(Charts and diagrams as code)
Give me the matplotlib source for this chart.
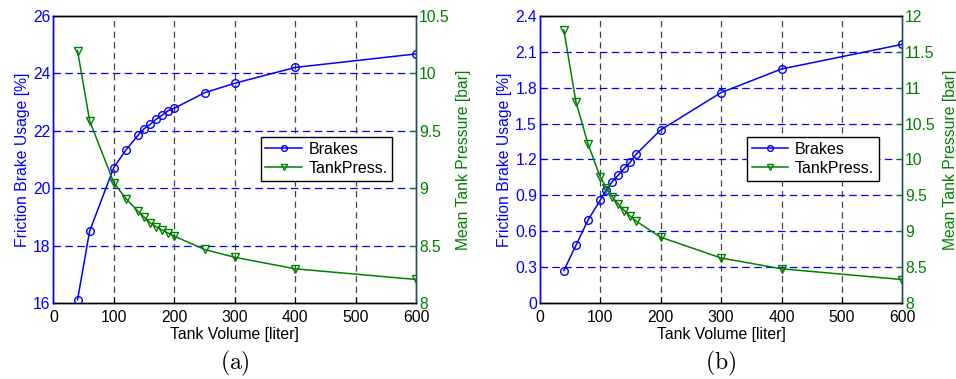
import matplotlib
matplotlib.use('Agg')
from matplotlib import pyplot as plt

plt.rcParams['font.family'] = ['Liberation Sans', 'DejaVu Sans']
plt.rcParams['mathtext.fontset'] = 'cm'

# panel (a)
vol_a = [40, 60, 100, 120, 140, 150, 160, 170, 180, 190, 200, 250, 300, 400, 600]
brakes_a = [16.12, 18.51, 20.72, 21.33, 21.84, 22.07, 22.22, 22.40, 22.54, 22.70, 22.78,
            23.32, 23.65, 24.20, 24.67]
press_a = [10.196, 9.587, 9.048, 8.91, 8.80, 8.75, 8.70, 8.665, 8.636, 8.61, 8.584,
           8.468, 8.40, 8.30, 8.207]

# panel (b)
vol_b = [40, 60, 80, 100, 110, 120, 130, 140, 150, 160, 200, 300, 400, 600]
brakes_b = [0.273, 0.484, 0.695, 0.859, 0.946, 1.015, 1.07, 1.126, 1.18, 1.246, 1.446,
            1.758, 1.955, 2.161]
press_b = [11.80, 10.80, 10.215, 9.76, 9.61, 9.48, 9.38, 9.29, 9.21, 9.14, 8.92,
           8.63, 8.48, 8.33]

x_ticks = [0, 100, 200, 300, 400, 500, 600]
yl_a = [16, 18, 20, 22, 24, 26]
yr_a = [8, 8.5, 9, 9.5, 10, 10.5]
yl_b = [0, 0.3, 0.6, 0.9, 1.2, 1.5, 1.8, 2.1, 2.4]
yr_b = [8, 8.5, 9, 9.5, 10, 10.5, 11, 11.5, 12]

BLUE = '#0000ff'
GREEN = '#008000'
FS = 11.3


def panel(left, vol, brakes, press, yl, yr, ylfmt, caption):
    ax = fig.add_axes([left, 0.1997, 0.3795, 0.759])
    ax2 = ax.twinx()
    ax.set_zorder(1)
    ax2.set_zorder(2)
    ax2.patch.set_visible(False)

    # dummy handle for the legend, brakes are drawn on the left scale
    l1, = ax2.plot([], [], '-o', color=BLUE, mfc='none', ms=5.5, lw=1.1, mew=1.0,
                   label='Brakes')
    ax.plot(vol, brakes, '-o', color=BLUE, mfc='none', ms=5.5, lw=1.1, mew=1.0, zorder=5)
    l2, = ax2.plot(vol, press, '-v', color=GREEN, mfc='none', ms=6, lw=1.1, mew=1.0,
                   label='TankPress.')

    ax.set_xlim(0, 600)
    ax.set_ylim(yl[0], yl[-1])
    ax2.set_ylim(yr[0], yr[-1])
    ax.set_xticks(x_ticks)
    ax.set_yticks(yl)
    ax.set_yticklabels([ylfmt(v) for v in yl])
    ax2.set_yticks(yr)
    ax2.set_yticklabels([('%g' % v) for v in yr])

    for v in x_ticks[1:-1]:
        ax.axvline(v, color='#444444', lw=0.9, dashes=(5, 3.5), zorder=0)
    for v in yl[1:-1]:
        ax.axhline(v, color=BLUE, lw=0.9, dashes=(6, 3.5), zorder=0)

    ax.tick_params(axis='x', direction='in', labelsize=FS, colors='black', length=4, pad=5)
    ax.tick_params(axis='y', direction='in', labelsize=FS, colors=BLUE, length=4, pad=2)
    ax2.tick_params(axis='y', direction='in', labelsize=FS, colors=GREEN, length=4, pad=2)
    ax.spines['left'].set_color(BLUE)
    ax2.spines['left'].set_color(BLUE)
    ax2.spines['right'].set_color('#1f4f58')
    ax.spines['right'].set_color('#1f4f58')
    for a in (ax, ax2):
        a.spines['top'].set_color('black')
        a.spines['bottom'].set_color('black')
        for s in a.spines.values():
            s.set_linewidth(1.0)

    ax.set_xlabel('Tank Volume [liter]', fontsize=FS, labelpad=1)
    ax.set_ylabel('Friction Brake Usage [%]', fontsize=FS, color=BLUE, labelpad=2)
    ax2.set_ylabel('Mean Tank Pressure [bar]', fontsize=FS, color=GREEN, labelpad=5)

    leg = ax2.legend(handles=[l1, l2], loc='upper left', bbox_to_anchor=(0.571, 0.578),
                     borderaxespad=0, fontsize=11.5, fancybox=False, framealpha=1,
                     edgecolor='black', handlelength=2.3, markerscale=0.75,
                     borderpad=0.3, labelspacing=0.25, handletextpad=0.4)
    leg.get_frame().set_linewidth(1.0)

    ax.text(0.5, -0.21, r'$\mathrm{(%s)}$' % caption, transform=ax.transAxes,
            ha='center', va='center', fontsize=17)


fig = plt.figure(figsize=(9.56, 3.79), dpi=100)
panel(0.0558, vol_a, brakes_a, press_a, yl_a, yr_a, lambda v: '%d' % v, 'a')
panel(0.5645, vol_b, brakes_b, press_b, yl_b, yr_b, lambda v: '%g' % v, 'b')

fig.savefig('out.png', dpi=100)
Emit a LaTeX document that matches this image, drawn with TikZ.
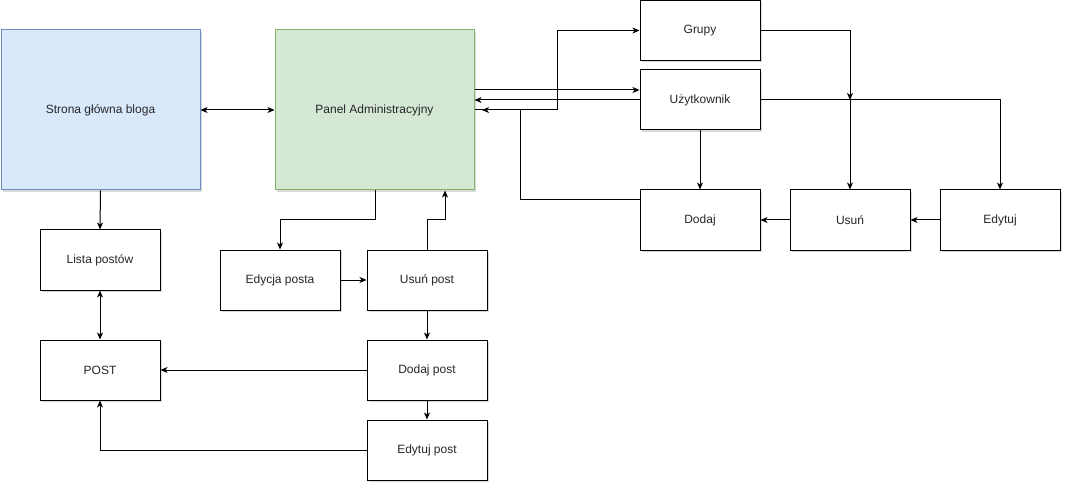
\documentclass[tikz,border=0pt]{standalone}
\usepackage{fontspec}
\setmainfont{Liberation Sans}
\usetikzlibrary{arrows.meta,shadows,calc}
\definecolor{bluefill}{HTML}{DAE8FC}
\definecolor{blueline}{HTML}{6C8EBF}
\definecolor{greenfill}{HTML}{D5E8D4}
\definecolor{greenline}{HTML}{82B366}
\begin{document}
\begin{tikzpicture}[x=1pt,y=-1pt,
  box/.style={draw, line width=1pt, minimum width=120pt, minimum height=60pt, inner sep=0pt, fill=white,
    font=\fontsize{12}{14}\selectfont, text=black!85,
    drop shadow={shadow xshift=2pt, shadow yshift=-2pt, opacity=0.15, fill=black}},
  big/.style={box, minimum width=199pt, minimum height=160pt},
  arr/.style={-{Stealth[length=7pt,width=6pt,inset=2pt]}, line width=1pt},
  arrb/.style={{Stealth[length=7pt,width=6pt,inset=2pt]}-{Stealth[length=7pt,width=6pt,inset=2pt]}, line width=1pt}]
\useasboundingbox (0,0) rectangle (1072,492);
% nodes
\node[big, fill=bluefill, draw=blueline] (strona) at (100.5,110) {Strona główna bloga};
\node[big, fill=greenfill, draw=greenline] (panel) at (374.5,110) {Panel Administracyjny};
\node[box] (grupy) at (700,30.5) {Grupy};
\node[box] (uzyt) at (700,100) {Użytkownik};
\node[box] (dodaj) at (700,220) {Dodaj};
\node[box] (usun) at (850,220) {Usuń};
\node[box] (edytuj) at (1000,220) {Edytuj};
\node[box] (lista) at (100,260) {Lista postów};
\node[box] (edycja) at (280,280) {Edycja posta};
\node[box] (usunpost) at (427,280) {Usuń post};
\node[box] (post) at (100,370) {POST};
\node[box] (dodajpost) at (427,370) {Dodaj post};
\node[box] (edytujpost) at (427,450) {Edytuj post};
% helper coordinates
\coordinate (u90) at ($(uzyt.west)+(0,-10)$);
\coordinate (d200) at ($(dodaj.west)+(0,-20)$);
\coordinate (p110) at (482,110);
\coordinate (j1) at (557,110);
\coordinate (j2) at (520,110);
\coordinate (m850) at (850,100);
\coordinate (e1) at (375,220);
\coordinate (e2) at (445,220);
% connectors
\draw[arrb] (strona.east) -- (panel.west);
\draw[arr] (panel.east |- u90) -- (u90);
\draw[arr] (uzyt.west) -- (panel.east |- uzyt.west);
\draw[line width=1pt] (panel.east) -- (j1);
\draw[arr] (j1) |- (grupy.west);
\draw[arr] (d200) -| (j2) -- (p110);
\draw[arr] (grupy.east) -| (m850);
\draw[arr] (m850) -- (usun.north);
\draw[arr] (uzyt.east) -| (edytuj.north);
\draw[arr] (uzyt.south) -- (dodaj.north);
\draw[arr] (usun.west) -- (dodaj.east);
\draw[arr] (edytuj.west) -- (usun.east);
\draw[arr] (panel.south -| e1) -- (e1) -| (edycja.north);
\draw[arr] (edycja.east) -- (usunpost.west);
\draw[arr] (usunpost.north) |- (e2) -- (panel.south -| e2);
\draw[arr] (usunpost.south) -- (dodajpost.north);
\draw[arr] (dodajpost.west) -- (post.east);
\draw[arr] (dodajpost.south) -- (edytujpost.north);
\draw[arr] (edytujpost.west) -| (post.south);
\draw[arr] (strona.south) -- (lista.north);
\draw[arrb] (lista.south) -- (post.north);
\end{tikzpicture}
\end{document}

__Written exercise__.
Write out the lines from the start of the material to the line with "plt.rcParams['mathtext.fontset'] = 'cm'", inclusive and exactly. Skip the pictures.

__Completed exercise__.
Give me the matplotlib source for this chart.
import matplotlib
matplotlib.use('Agg')
from matplotlib import pyplot as plt

plt.rcParams['font.family'] = ['Liberation Sans', 'DejaVu Sans']
plt.rcParams['mathtext.fontset'] = 'cm'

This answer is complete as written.